Summary and Qustions:
OK so play has been fun. Great fun. I, like several others have mentioned in various reviews I have read, haven't been this excited about a RPG for ages. I can't recommend this game enough to anyone but especially anyone who has or thinks they want to play an Old School D&D type fantasy game. DCC RPG is a hoot! To date the only things that have come up are some areas of the rules are not so clear on the first read but the Goodman forums answer most of these questions. A lot of these come up because we're stuck in 3.5E or 4E mentality. For example:

Initially we didn't know if clerics choose spells each day or are stuck with what they choose or roll. We went with choose four appropriate to your god.

How far does a lantern/torch shine? Not in the rules but research shows it wasn't in the original rules or at least was vague - this is Old School so make it up, house rule it, change it, whatever works.

You can charge but is it part of a move action? We have said you can move, and then move again finishing with the charge effect (roll to hit) so you get an attack at the end of two moves - a bit 3.5 ish but seems OK. Otherwise warriors (in armour) can generally only move 25 feet then attack or move up to 50 feet with no attack.

Luck - still need to answer this: can you burn luck to save your life? By the rules a character is dead unless healed within x round of going to 0 hit points, where x is his level. Price is you loose 1 point of STA(mina) permanently. If you die (aren't healed in time) you can try and roll under your luck and still be alive (I wasn't dead, I was just knocked out). You pay the price though of one of your 3 physical abilities being permanently reduced by 1 (STR, STA, or AGI(lity)) To date we have allowed luck burn to save our skins and in doing so not one character died in DotSK. However the Elf now has a STA of 5 (from 8) having been bleed out (healed within 1 round) twice, and used luck once. The Blacksmith thief has managed to roll 3 times under his luck to stay alive but is less physically able because of it. Lucky has also managed the feat once or twice. So while we seem hard to kill, we realise luck has been a factor, but also we are less capable now having lost ability scores to live. Another couple of adventures like that and my Elf won't have enough STA to walk. So burning Luck to stay alive seems reasonable and luck burnt is permanent unless you're a thief or hobbit - so thieves may be really hard to kill ...

All in all very few questions have come up during play. Nothing like playing 3.5E or 4E where the rules were constantly open in the first few sessions.

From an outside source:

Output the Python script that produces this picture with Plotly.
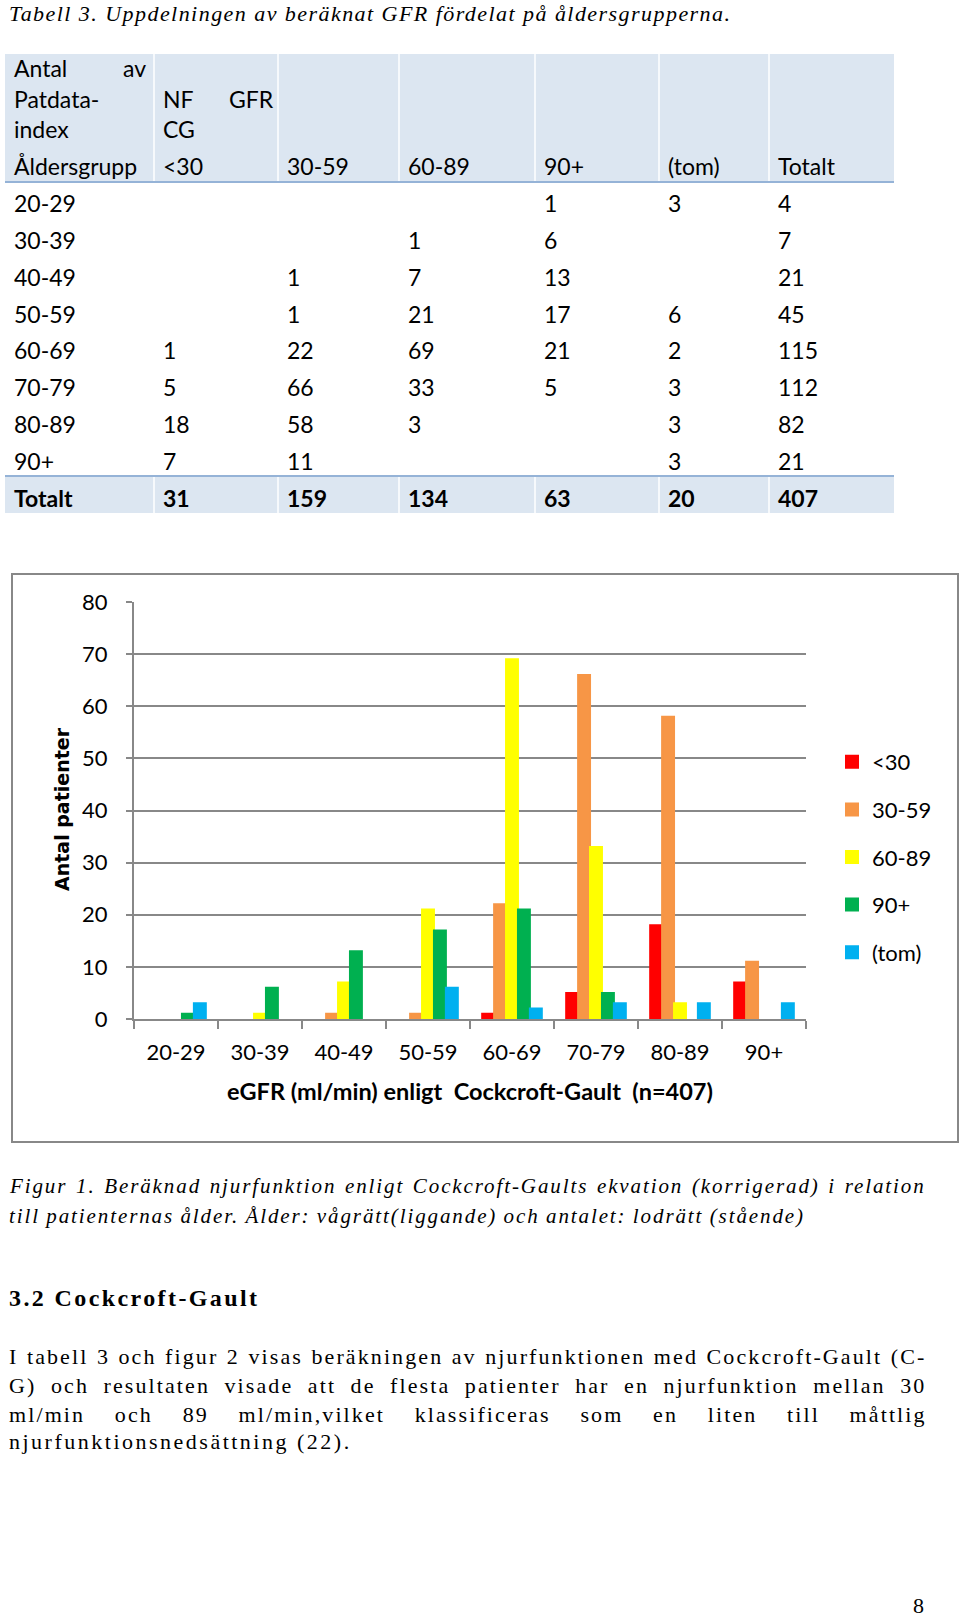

If this sounds like the kind of game for you I definitely recommend go ahead and try it. If like me the funky dice bother you - ignore them - play the first session without them - you will only likely need a d16 and d3 in the first session so use d6 and a d8/d6 combination to do those. Certainly for me this is the best thing since, well, since playing Blue Book D&D when I was 10.

One line summary:
A great game that brings back the old school feel with simple rules that encourage roleplay over roll play and no matter what happens its always fun.